:: Source records ::
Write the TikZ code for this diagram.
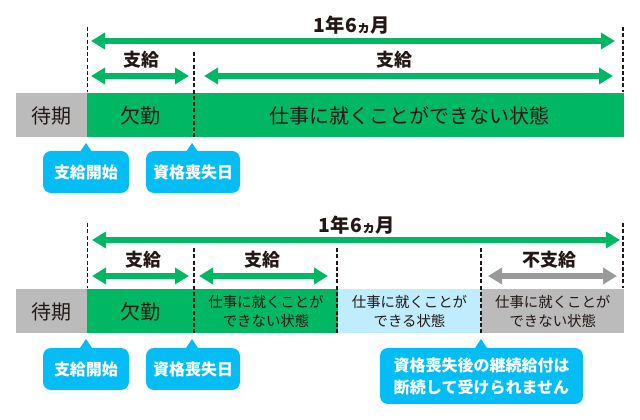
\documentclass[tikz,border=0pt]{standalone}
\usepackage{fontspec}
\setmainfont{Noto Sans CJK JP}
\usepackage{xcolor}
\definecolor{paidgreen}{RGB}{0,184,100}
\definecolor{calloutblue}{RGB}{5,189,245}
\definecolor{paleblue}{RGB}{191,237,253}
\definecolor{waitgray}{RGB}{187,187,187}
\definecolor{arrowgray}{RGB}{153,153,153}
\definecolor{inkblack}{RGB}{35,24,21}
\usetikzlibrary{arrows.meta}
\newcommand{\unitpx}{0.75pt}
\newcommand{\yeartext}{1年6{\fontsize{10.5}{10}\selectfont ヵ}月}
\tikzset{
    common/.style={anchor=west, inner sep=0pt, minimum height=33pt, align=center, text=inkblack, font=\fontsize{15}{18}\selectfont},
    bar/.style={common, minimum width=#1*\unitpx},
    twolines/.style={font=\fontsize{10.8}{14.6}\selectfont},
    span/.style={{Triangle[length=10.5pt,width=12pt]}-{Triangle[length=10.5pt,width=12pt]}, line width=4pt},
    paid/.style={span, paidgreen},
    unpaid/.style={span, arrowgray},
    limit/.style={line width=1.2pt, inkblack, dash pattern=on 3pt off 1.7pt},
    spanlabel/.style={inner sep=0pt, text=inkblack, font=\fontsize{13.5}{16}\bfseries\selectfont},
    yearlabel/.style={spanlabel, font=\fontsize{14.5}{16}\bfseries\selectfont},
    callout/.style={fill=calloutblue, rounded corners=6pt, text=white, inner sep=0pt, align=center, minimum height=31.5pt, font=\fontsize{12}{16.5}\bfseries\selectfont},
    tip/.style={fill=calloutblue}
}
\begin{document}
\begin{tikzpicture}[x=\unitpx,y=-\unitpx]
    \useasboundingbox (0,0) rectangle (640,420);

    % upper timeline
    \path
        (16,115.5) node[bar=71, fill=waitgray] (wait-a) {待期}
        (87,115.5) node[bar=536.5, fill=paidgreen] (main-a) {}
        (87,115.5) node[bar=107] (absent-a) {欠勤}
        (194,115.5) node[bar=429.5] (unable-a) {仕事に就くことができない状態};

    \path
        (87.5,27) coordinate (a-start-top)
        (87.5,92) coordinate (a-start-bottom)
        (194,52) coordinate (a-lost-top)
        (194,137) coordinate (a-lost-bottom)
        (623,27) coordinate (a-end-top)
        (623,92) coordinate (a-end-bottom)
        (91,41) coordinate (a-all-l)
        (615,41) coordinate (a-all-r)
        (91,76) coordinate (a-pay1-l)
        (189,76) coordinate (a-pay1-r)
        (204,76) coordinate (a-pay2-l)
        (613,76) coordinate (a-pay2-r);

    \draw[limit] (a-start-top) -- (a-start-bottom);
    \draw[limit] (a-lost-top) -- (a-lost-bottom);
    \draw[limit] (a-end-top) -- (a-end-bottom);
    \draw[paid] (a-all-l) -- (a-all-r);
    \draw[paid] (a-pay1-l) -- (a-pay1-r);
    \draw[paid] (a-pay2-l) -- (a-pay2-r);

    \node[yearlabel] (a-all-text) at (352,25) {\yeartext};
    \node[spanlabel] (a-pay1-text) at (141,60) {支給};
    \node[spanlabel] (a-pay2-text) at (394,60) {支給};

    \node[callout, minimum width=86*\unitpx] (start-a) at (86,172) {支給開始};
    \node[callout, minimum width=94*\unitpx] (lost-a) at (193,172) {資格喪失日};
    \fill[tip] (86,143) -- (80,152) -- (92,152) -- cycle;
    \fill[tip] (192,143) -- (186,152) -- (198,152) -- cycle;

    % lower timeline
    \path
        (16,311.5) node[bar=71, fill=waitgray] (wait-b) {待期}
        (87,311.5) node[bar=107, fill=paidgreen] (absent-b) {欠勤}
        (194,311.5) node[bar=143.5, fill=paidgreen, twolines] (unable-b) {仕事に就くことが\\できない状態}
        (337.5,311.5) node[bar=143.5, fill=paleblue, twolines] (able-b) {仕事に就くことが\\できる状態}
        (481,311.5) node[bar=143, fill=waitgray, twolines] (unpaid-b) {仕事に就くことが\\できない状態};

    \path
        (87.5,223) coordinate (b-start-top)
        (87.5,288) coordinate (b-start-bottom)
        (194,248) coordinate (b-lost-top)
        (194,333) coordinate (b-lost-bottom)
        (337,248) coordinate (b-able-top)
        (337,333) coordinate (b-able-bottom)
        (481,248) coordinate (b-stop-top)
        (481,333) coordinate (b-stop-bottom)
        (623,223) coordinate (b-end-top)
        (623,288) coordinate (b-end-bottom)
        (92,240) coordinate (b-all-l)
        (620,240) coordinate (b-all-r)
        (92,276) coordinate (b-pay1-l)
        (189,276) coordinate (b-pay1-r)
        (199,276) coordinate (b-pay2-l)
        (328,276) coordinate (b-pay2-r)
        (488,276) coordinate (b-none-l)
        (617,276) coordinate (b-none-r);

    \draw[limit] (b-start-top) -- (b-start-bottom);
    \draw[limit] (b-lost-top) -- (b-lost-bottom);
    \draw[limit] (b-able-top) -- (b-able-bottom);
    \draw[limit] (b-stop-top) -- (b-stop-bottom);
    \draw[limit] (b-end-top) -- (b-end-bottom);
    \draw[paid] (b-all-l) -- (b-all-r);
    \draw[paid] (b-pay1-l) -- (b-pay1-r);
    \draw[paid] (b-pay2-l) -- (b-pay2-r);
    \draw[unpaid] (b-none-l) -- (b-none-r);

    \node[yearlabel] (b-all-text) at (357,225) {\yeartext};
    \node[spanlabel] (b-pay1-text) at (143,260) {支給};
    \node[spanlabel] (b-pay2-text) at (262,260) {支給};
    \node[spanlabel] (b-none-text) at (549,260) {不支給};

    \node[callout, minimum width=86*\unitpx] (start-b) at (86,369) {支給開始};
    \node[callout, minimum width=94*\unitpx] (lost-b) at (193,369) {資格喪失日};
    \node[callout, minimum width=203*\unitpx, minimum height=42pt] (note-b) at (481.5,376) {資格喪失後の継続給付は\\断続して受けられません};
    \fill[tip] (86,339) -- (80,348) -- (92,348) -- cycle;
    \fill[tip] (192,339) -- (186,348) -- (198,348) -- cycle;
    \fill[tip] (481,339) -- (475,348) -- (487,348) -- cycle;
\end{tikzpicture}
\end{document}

* * *

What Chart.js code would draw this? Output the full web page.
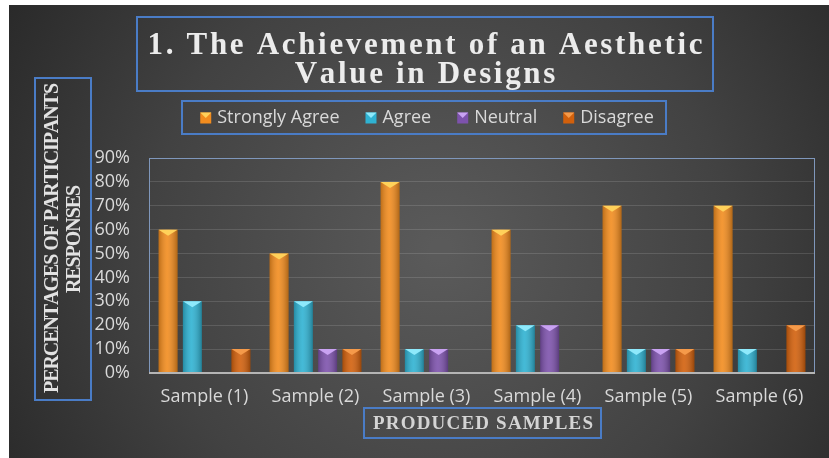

--

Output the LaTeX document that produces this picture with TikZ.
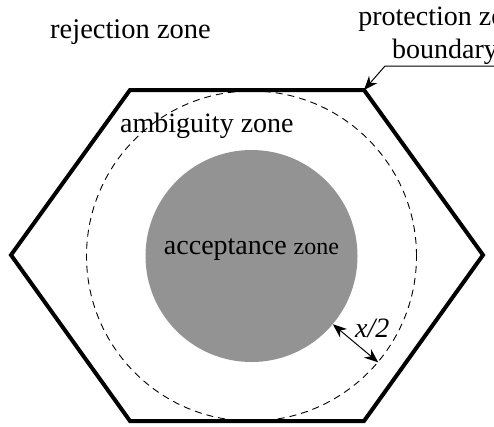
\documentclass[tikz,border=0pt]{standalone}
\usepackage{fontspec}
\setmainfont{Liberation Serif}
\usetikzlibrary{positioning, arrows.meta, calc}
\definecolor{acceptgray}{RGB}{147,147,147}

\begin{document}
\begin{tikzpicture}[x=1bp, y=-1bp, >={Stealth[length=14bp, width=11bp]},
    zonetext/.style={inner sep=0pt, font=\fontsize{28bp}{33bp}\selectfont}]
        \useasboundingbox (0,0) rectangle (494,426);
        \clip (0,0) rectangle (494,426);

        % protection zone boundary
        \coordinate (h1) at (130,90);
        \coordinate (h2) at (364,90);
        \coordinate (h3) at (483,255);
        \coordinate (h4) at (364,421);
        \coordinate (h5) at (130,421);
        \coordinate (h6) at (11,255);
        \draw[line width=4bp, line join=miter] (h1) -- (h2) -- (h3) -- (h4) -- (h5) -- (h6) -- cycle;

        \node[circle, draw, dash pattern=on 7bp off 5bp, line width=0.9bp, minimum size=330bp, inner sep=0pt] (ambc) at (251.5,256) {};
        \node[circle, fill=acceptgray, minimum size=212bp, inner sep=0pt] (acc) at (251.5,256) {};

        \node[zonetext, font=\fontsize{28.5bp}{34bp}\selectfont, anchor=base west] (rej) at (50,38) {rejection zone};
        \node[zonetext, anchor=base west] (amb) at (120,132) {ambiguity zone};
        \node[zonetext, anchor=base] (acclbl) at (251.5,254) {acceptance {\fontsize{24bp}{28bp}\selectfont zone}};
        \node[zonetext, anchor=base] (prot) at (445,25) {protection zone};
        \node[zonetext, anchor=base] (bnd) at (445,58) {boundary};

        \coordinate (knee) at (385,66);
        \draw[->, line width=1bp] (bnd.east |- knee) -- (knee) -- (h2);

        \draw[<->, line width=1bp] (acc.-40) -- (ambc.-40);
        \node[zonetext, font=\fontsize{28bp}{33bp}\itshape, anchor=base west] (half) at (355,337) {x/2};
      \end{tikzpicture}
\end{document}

:: Written exercise ::
Look above for the line with "Write the TikZ code for this diagram." and the line with "(0,0) rectangle (640,420);", then copy exactly the lines from the first through the second, both kept, with no pictures.

:: Problem solution ::
Write the TikZ code for this diagram.
\documentclass[tikz,border=0pt]{standalone}
\usepackage{fontspec}
\setmainfont{Noto Sans CJK JP}
\usepackage{xcolor}
\definecolor{paidgreen}{RGB}{0,184,100}
\definecolor{calloutblue}{RGB}{5,189,245}
\definecolor{paleblue}{RGB}{191,237,253}
\definecolor{waitgray}{RGB}{187,187,187}
\definecolor{arrowgray}{RGB}{153,153,153}
\definecolor{inkblack}{RGB}{35,24,21}
\usetikzlibrary{arrows.meta}
\newcommand{\unitpx}{0.75pt}
\newcommand{\yeartext}{1年6{\fontsize{10.5}{10}\selectfont ヵ}月}
\tikzset{
    common/.style={anchor=west, inner sep=0pt, minimum height=33pt, align=center, text=inkblack, font=\fontsize{15}{18}\selectfont},
    bar/.style={common, minimum width=#1*\unitpx},
    twolines/.style={font=\fontsize{10.8}{14.6}\selectfont},
    span/.style={{Triangle[length=10.5pt,width=12pt]}-{Triangle[length=10.5pt,width=12pt]}, line width=4pt},
    paid/.style={span, paidgreen},
    unpaid/.style={span, arrowgray},
    limit/.style={line width=1.2pt, inkblack, dash pattern=on 3pt off 1.7pt},
    spanlabel/.style={inner sep=0pt, text=inkblack, font=\fontsize{13.5}{16}\bfseries\selectfont},
    yearlabel/.style={spanlabel, font=\fontsize{14.5}{16}\bfseries\selectfont},
    callout/.style={fill=calloutblue, rounded corners=6pt, text=white, inner sep=0pt, align=center, minimum height=31.5pt, font=\fontsize{12}{16.5}\bfseries\selectfont},
    tip/.style={fill=calloutblue}
}
\begin{document}
\begin{tikzpicture}[x=\unitpx,y=-\unitpx]
    \useasboundingbox (0,0) rectangle (640,420);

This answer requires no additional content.